Barcelone respire mieux qu’il y a dix ans. Mais l’air reste bien au-dessus des seuils qui protègent réellement la santé. Et la science le montre désormais avec une précision inédite : chaque microgramme gagné, c’est une vie sauvée. Alors, où respire-t-on vraiment mieux ? Dans un patio, sur une rue peu circulée, en hauteur ou près de Collserola, l’air est clairement plus respirable. Mais il n’est jamais totalement pur : la pollution circule à l’échelle du quartier et finit toujours par se diffuser.

« Chaque baisse de pollution se traduit par moins de maladies. Le chemin est clair : s’approcher autant que possible des niveaux recommandés par l’OMS », rappelle la Docteur Elena Codina.

Pour y parvenir, la stratégie est double : gestes individuels — choisir ses trajets, ses horaires, ses lieux pour faire du sport, sortir de la ville régulièrement pour s’aérer — et décisions publiques fortes. Les études du BSC montrent que des réductions plus ambitieuses du trafic permettront à Barcelone de se rapprocher des recommandations sanitaires en matière de qualité de l’air. La ville devra donc continuer à transformer ses rues. Et chacun de nous, mieux informé, peut y gagner des poumons un peu plus protégés.

Comment protéger ses poumons à Barcelone ?

• Éviter les heures de pointe
S’éloigner des grands axes (Aragó, Gran Via, Diagonal) lors des pics de NO₂.

• Faire du sport loin du trafic
Parcs, Collserola, bord de mer : l’air y est nettement plus respirable.

• Aérer intelligemment
Ouvrir tôt le matin ou tard le soir, jamais côté rue aux heures de pointe.

• Suivre l’air en direct
Activer les alertes pollution et consulter les cartes rue par rue (BSC).

• Choisir des trajets plus sains
À pied, à vélo ou à moto, privilégier les rues secondaires pour réduire l’exposition.

• Renforcer ses défenses
Fruits et légumes riches en antioxydants : un soutien contre le stress oxydatif.

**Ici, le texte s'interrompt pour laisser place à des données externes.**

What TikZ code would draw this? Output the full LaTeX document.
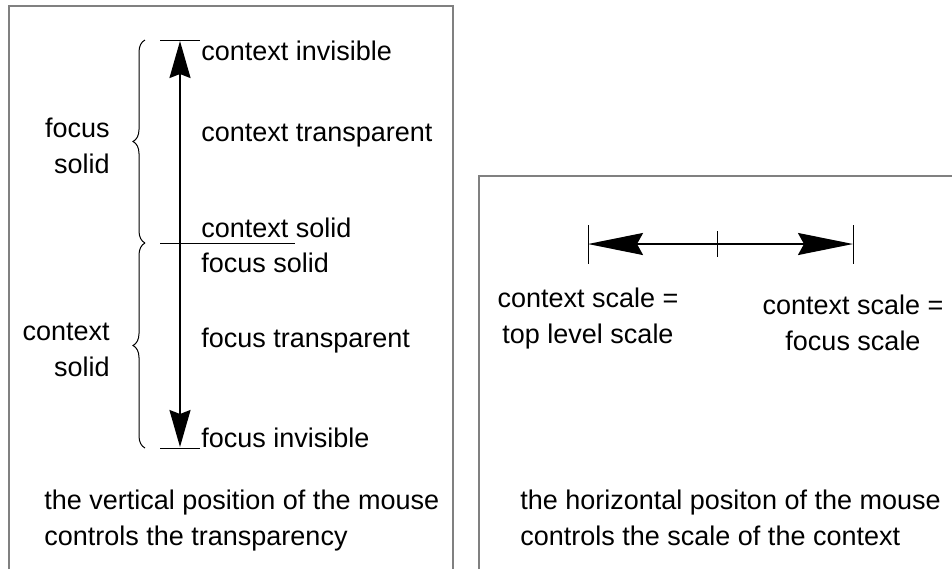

Qui sont les plus exposés à la pollution ? 

• Enfants et adolescents
Poumons en développement, risque accru d’asthme et d’allergies.

• Femmes enceintes
Exposition prolongée associée à un risque de prématurité et de faible poids de naissance.

• Personnes asthmatiques ou avec maladies respiratoires
Crises plus fréquentes, symptômes aggravés lors des pics.

• Personnes âgées
Plus vulnérables aux infections et aux maladies cardiovasculaires.

• Travailleurs en extérieur
Exposition directe aux heures de pointe et au NO₂.